Face Transplants: What Comes Next?

NEW YORK, NY - AUGUST 24: A timeline of Patrick Hardison's recovery, a former firefighter from Mississippi who received a facial transplant, is displayed on a screen during a press conference at New York University Langone Medical Center, August 24, 2016 in New York City. After his face was severely burned in 2001 while responding to a fire, doctors at New York University's Langone Medical Center transplanted another face onto Hardison's head in 2015. (Photo by Drew Angerer/Getty Images)

A man recently survived a second face transplant.

Drew Angerer | Getty Images

Facial transplants have gone from the realm of science fiction to reality after the first operation was performed in 2005. Now, surgeons are performing procedures that would’ve seemed impossible just 13 years ago.

Recently, for the first time ever, doctors have performed a second face transplant on a single patient. Jerome Hamon, a 43-year-old French citizen, received his third face at Georges-Pompidou hospital in Paris on January 15.

Hamon, who suffers from a genetic condition that causes disfiguring tumors, had his first transplant in 2010. Six years later, he was given routine antibiotics to treat a cold, which counteracted his immunosuppressive therapy. He began to show signs of tissue rejection, until finally the transplant failed due to necrosis in 2017.

This is just the latest breakthrough for facial transplantation. In total, 40 face transplants have been done around the world since the initial operation was performed in France in 2005.

But a facial transplant has never been done twice on a single patient before.

According to Dr. Frank Papay, chairman of the Dermatology & Plastic Surgery Institute at Cleveland Clinic, one of the major advancements that made this second transplant possible is the technique of adding more composite tissues to the upper and lower jaw to improve the vascularity of those anatomic systems.

Hamon’s case is especially groundbreaking because in many transplant situations, bodies that have rejected organs are generally unable to accept a second transplant.

For a surgery as intricate as a face transplant, the risk is even more real. Of his new face, donated by a 22-year-old, Hamon told reporters “I’m 43… so I’ve become 20 years younger.”

Images Courtesy of HEGP AP-HP

The future of face transplants

For Papay, who’s performed all of Cleveland Clinic’s facial transplants (as well as the first transplant in the U.S.), Hamon’s surgery is a step in the right direction.

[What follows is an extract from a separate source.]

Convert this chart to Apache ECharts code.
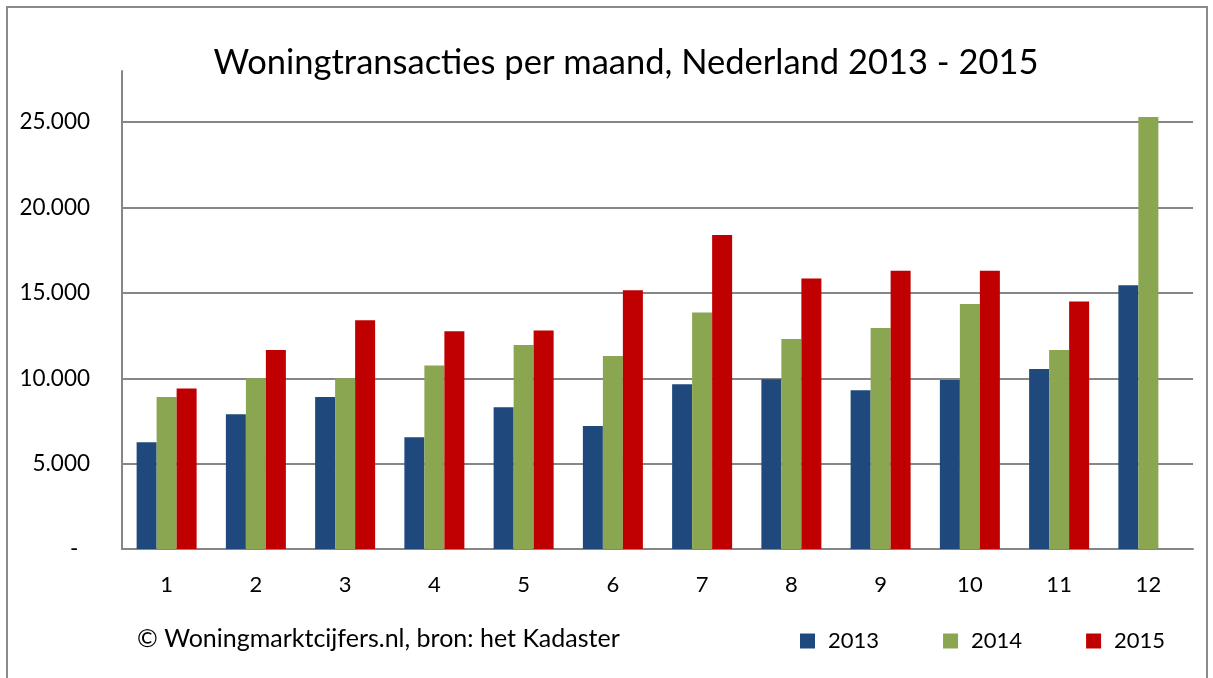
<!DOCTYPE html>
<html>
<head>
<meta charset="utf-8">
<script src="https://cdn.jsdelivr.net/npm/echarts@6/dist/echarts.min.js"></script>
<style>
    html, body { margin: 0; padding: 0; background: #fff; overflow: hidden; }
    #frame { position: absolute; left: 6px; top: 6px; width: 1198px; height: 700px; border: 2px solid #8a8a8a; }
    #chart { position: absolute; left: 0; top: 0; width: 1213px; height: 678px; }
</style>
</head>
<body>
<div id="frame"></div>
<div id="chart"></div>
<script>
// maanden
var months = ["1", "2", "3", "4", "5", "6", "7", "8", "9", "10", "11", "12"];
// woningtransacties per jaar
var data2013 = [6250, 7900, 8900, 6550, 8300, 7200, 9650, 9950, 9300, 9900, 10550, 15450];
var data2014 = [8900, 10000, 10000, 10750, 11950, 11300, 13850, 12300, 12950, 14350, 11650, 25300];
var data2015 = [9400, 11650, 13400, 12750, 12800, 15150, 18400, 15850, 16300, 16300, 14500, null];
// rasterlijnen van de y-as
var gridValues = [5000, 10000, 15000, 20000, 25000];

var font = "Lato";
var myChart = echarts.init(document.getElementById("chart"));

function fmt(v) {
    if (v === 0) return "-  ";
    if (v % 5000 !== 0) return "";
    return String(v).replace(/\B(?=(\d{3})+(?!\d))/g, ".");
}

var option = {
    animation: false,
    title: {
        text: "Woningtransacties per maand, Nederland 2013 - 2015",
        left: 621,
        textAlign: "center",
        top: 40,
        textStyle: { fontFamily: font, fontSize: 34.5, fontWeight: "normal", color: "#000" }
    },
    legend: {
        left: 795,
        top: 625,
        itemWidth: 15,
        itemHeight: 15,
        itemGap: 64,
        icon: "rect",
        textStyle: { fontFamily: font, fontSize: 22, color: "#000", padding: [0, 0, 0, 8] },
        data: ["2013", "2014", "2015"]
    },
    graphic: [{
        type: "text",
        left: 137,
        top: 626,
        style: { text: "© Woningmarktcijfers.nl, bron: het Kadaster", font: "25px Lato", fill: "#000" }
    }],
    grid: { left: 122, right: 20, top: 71, bottom: 129 },
    xAxis: {
        type: "category",
        data: months,
        axisLine: { lineStyle: { color: "#868686", width: 2 } },
        axisTick: { show: false },
        axisLabel: { color: "#000", fontFamily: font, fontSize: 22, margin: 25 }
    },
    yAxis: {
        type: "value",
        min: 0,
        max: 28000,
        interval: 5000,
        axisLine: { show: true, lineStyle: { color: "#868686", width: 2 } },
        axisTick: { show: false },
        splitLine: { show: false },
        axisLabel: { color: "#000", fontFamily: font, fontSize: 22.5, margin: 32, showMaxLabel: false, formatter: fmt }
    },
    series: [
        {
            name: "2013", type: "bar", data: data2013, barWidth: 20, barGap: "0%",
            itemStyle: { color: "#1F497D" },
            markLine: {
                z: 1, silent: true, symbol: "none", label: { show: false },
                lineStyle: { color: "#868686", width: 2, type: "solid" },
                data: gridValues.map(function (v) { return { yAxis: v }; })
            }
        },
        { name: "2014", type: "bar", data: data2014, barWidth: 20, itemStyle: { color: "#8AA650" } },
        { name: "2015", type: "bar", data: data2015, barWidth: 20, itemStyle: { color: "#C00000" } }
    ]
};
myChart.setOption(option);
</script>
</body>
</html>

“I do see the potential for more surgeries like this,” he said. “In some instances, when we discuss consent with patients, failure means mortality. The fact that in France they were able to revise and add another face onto this patient gives us a safety valve in case something like rejection or injection or failure happens — and I think that’s great.”

The success of this second operation is also notable considering that there’s no sure time frame for how long a transplanted face might last. Some doctors believe that they likely last as long as a kidney transplant, which is typically 15 years.

One of the most significant concerns with face transplants, as with any transplanted organ, is rejection.

But a potential key could lie in stem cell research. The National Stem Cell Foundation has estimated that stem cell therapies could be used to help patients develop a tolerance to transplanted tissue. This would lessen the chance for immunosuppressive drug reactions like the kind that caused Hamon’s first rejection.

Stem cells could even be used to potentially grow tissue in a lab to be used in surgeries.

Using lab-grown tissues for transplants isn’t entirely out of reach. In 2008, doctors performed a successful trachea transplant on patient Claudio Castillo, using tissues grown with Castillo’s own stem cells.

Growing a ‘face’ from stem cells?

Pluripotent stem cells, which can renew and regenerate into any type of cell in the body, show promise for growing organs like a liver or a kidney. These dynamic cells could someday even “grow” into a new face using a patient’s own skin, though experts caution that this kind of technique is still years away.

Most stem cell research is still in early stages and the impact on face transplants is even more fraught. The skin cells required to construct a human face and replicate both the dermis and the epidermis are significantly more complicated than a single organ.

However, strides are being made.

Scientists at Columbia University successfully used pluripotent stem cells in recreating both keratinocytes and fibroblasts, which are the two major types of skin cells, in a facial reconstruction study done on patients with bleeding disorders.

There’s even a chance that 3-D printers could be the future.

Advancements in techniques like cell printing — a type of 3-D printing used to rearrange cells — have given hope that better, safer face transplants are on the horizon.

Evading the immune system

For now, however, Papay believes that the near future of face transplants lies in the importance of immune tolerance.

In Hamon’s operation, physicians put the 43-year-old through extra procedures to diminish the chance of rejection. Hamon underwent a monthlong procedure to remove the antibodies from his blood that caused the first rejection.

Papay said that success in immunosuppression will be the key toward better outcomes.

“We still have to improve the pharmacology of immunosuppression, which appears to be greater than the technical risk,” Papay said. “If we can figure that out, it would open up a whole new world for face transplantation. That would be the Holy Grail. Moving forward, I feel the advancements should focus on immune tolerance in a safe, long-term matter.”